Western number taboos: 13 (the Last Supper plus the Friday the 13th superstition). Japan has no 13 taboo (Christian influence is minimal), so hotels usually have a 13th floor.
Scenarios for tourists
First, picking a hotel room: at check-in, staff assign you a room directly. Rooms starting with 4 or 9 are almost never assigned to Japanese guests, but staff will assign them to foreigners without hesitation (assuming foreigners do not mind). If you do mind, just ask: sumimasen, betsu no heya ni shite itadakemasu ka (sorry, could I have a different room?).
Second, finding the 4th floor in elevators: modern hotels include the 4th floor (sometimes marked F instead of 4F), traditional ones skip it (3F to 5F). Do not be surprised by the jump.
Third, giving gifts to Japanese friends: 4 or 9 items is taboo. Give 5 candies, 3 flowers, 10 pineapple cakes. Avoid quantities of 4 and 9.
Fourth, buying gift money envelopes (shugibukuro): avoid amounts with 4 or 9. 30,000, 50,000, 100,000 are safe. Close friends of the couple give 30,000, bosses or elders give 50,000-100,000.

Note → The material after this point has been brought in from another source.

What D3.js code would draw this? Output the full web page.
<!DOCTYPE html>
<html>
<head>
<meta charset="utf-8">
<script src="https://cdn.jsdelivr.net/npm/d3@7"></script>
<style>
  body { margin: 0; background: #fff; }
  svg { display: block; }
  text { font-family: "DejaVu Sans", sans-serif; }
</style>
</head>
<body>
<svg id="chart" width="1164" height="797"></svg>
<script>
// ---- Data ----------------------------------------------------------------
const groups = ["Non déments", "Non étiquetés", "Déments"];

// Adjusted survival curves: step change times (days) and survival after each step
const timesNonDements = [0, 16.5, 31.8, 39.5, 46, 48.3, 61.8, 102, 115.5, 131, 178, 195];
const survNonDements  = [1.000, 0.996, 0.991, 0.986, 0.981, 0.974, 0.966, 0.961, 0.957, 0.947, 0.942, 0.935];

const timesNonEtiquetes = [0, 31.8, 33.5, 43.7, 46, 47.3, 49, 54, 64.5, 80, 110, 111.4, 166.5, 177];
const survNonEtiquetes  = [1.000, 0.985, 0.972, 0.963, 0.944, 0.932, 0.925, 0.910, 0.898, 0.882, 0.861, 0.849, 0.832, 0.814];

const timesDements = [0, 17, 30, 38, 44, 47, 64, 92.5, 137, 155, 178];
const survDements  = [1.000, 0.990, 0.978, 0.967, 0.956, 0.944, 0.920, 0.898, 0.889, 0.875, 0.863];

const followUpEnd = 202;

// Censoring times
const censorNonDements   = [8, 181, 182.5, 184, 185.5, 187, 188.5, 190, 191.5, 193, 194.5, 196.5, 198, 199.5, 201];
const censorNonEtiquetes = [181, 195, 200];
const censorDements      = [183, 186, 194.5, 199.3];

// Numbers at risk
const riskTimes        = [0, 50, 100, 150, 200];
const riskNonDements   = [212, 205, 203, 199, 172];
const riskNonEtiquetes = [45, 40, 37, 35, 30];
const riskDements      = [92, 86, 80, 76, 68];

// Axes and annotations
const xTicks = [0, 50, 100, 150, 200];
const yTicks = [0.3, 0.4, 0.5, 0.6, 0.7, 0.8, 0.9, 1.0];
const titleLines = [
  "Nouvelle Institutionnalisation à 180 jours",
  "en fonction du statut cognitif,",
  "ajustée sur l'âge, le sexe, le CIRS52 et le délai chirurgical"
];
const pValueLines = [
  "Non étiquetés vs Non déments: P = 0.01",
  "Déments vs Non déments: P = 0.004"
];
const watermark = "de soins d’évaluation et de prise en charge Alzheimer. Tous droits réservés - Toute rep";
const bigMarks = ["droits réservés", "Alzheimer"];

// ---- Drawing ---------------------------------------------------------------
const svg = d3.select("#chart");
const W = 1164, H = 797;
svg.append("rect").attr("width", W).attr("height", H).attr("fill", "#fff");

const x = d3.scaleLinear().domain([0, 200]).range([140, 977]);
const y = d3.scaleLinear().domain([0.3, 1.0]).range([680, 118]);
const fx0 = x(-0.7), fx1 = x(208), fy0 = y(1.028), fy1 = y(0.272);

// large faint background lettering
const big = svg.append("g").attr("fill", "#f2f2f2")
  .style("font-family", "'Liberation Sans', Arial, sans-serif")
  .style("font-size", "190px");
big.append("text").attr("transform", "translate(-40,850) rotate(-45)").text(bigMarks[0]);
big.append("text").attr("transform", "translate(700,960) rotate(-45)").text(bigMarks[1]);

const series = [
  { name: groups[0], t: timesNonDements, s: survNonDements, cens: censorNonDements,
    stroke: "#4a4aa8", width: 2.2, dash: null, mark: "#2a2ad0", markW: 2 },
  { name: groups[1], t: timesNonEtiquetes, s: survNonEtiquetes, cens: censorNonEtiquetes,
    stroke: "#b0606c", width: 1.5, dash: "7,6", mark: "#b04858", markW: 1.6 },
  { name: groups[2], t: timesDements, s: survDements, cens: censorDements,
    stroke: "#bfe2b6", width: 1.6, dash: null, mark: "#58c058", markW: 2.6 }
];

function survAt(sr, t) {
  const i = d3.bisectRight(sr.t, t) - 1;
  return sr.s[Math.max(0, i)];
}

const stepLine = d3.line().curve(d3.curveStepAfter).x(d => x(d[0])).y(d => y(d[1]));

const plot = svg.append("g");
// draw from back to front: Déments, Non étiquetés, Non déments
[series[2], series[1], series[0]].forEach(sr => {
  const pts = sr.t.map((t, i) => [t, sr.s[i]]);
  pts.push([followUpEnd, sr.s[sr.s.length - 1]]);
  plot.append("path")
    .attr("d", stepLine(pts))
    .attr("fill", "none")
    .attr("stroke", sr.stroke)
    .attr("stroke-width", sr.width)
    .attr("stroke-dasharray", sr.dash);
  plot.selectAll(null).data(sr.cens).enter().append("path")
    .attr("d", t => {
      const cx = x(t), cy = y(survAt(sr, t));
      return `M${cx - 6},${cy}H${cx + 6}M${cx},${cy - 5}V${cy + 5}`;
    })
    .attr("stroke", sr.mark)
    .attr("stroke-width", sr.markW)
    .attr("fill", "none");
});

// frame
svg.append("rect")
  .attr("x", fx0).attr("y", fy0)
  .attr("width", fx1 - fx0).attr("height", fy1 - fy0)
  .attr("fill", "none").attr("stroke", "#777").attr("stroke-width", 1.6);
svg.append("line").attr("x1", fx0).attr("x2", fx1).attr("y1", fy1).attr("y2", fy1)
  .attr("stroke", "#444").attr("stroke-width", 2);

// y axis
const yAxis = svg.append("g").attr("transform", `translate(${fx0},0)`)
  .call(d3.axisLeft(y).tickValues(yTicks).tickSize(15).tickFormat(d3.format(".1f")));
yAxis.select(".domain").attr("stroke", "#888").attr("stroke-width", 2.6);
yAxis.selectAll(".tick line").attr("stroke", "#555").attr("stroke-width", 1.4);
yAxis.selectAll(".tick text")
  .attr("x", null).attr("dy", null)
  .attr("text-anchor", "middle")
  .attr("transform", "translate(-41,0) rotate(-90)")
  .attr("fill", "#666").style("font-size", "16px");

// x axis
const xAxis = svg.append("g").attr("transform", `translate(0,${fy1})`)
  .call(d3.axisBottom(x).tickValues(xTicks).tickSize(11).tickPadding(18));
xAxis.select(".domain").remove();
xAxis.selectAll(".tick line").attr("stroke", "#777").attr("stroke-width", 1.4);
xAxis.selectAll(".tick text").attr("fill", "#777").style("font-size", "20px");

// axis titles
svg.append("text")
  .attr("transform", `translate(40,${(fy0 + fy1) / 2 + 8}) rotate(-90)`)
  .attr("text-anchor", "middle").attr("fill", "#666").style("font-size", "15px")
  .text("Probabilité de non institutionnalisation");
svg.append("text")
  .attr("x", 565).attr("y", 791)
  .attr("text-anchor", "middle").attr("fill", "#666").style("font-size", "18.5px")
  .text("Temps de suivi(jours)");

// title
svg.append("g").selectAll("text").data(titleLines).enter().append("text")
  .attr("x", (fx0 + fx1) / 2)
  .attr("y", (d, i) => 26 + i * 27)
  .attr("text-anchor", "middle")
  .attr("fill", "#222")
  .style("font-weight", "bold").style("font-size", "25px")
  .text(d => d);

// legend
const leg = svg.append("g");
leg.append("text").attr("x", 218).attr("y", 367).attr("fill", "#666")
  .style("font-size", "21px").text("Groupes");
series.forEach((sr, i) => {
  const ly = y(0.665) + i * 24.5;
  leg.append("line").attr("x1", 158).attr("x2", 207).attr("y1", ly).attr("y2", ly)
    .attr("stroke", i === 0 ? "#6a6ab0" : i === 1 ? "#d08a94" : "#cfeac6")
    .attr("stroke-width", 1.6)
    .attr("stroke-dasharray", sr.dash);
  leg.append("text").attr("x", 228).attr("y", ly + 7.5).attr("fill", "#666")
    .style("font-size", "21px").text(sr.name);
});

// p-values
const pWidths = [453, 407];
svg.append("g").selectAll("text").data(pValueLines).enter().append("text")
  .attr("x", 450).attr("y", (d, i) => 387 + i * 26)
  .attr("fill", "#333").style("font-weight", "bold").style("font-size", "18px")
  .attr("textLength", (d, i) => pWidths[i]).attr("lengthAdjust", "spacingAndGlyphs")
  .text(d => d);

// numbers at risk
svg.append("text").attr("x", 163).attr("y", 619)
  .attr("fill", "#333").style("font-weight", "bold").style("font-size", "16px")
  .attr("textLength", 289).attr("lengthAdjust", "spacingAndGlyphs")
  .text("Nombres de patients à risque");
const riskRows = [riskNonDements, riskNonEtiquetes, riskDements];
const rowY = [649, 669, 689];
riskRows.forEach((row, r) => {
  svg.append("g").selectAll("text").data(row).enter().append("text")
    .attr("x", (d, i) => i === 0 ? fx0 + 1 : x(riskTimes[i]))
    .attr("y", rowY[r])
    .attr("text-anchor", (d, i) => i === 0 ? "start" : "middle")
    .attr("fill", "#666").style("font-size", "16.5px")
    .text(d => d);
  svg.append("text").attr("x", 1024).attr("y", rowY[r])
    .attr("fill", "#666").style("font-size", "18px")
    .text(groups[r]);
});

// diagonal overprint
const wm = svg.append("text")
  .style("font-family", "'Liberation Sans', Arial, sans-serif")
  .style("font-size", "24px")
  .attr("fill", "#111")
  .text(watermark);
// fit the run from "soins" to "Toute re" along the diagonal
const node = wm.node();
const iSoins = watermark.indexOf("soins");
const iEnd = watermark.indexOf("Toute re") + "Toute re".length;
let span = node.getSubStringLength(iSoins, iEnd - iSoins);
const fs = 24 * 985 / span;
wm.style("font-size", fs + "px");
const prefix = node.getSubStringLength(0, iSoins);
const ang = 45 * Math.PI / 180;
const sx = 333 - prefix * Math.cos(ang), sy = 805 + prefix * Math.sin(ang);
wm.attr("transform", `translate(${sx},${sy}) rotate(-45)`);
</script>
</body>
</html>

Fifth, rental car plates: most rental companies already avoid 42 and 49, so you do not need to request specially (they have already done it).
Pro tip: how Japanese handle 4 in unavoidable contexts
When 4 must be expressed, Japanese use substitution strategies:
1. Write 4 as the kanji 四 (softening the visual impact of the digit). 2. Read 四 with kun-yomi yon or yottsu (avoiding the shi sound). 3. Use four-leaf clover symbolism inverted — binding 4 to luck. 4. The four seasons (shiki, spring/summer/autumn/winter) carry no taboo — natural cycles are exempt.
Closing: taboo as social memory
The 4 and 9 taboos reflect Japanese psychological avoidance of death and suffering. This system has continued from the 8th century arrival of kanji into the 21st century. Modern attitudes have softened, but it remains cultural DNA.
Next time you stay in a Japanese hotel, watch the elevator buttons — when you see 4 skipped, you are looking at a 1,300-year cultural pattern made concrete. This is not superstition. It is etiquette refined by centuries of social care.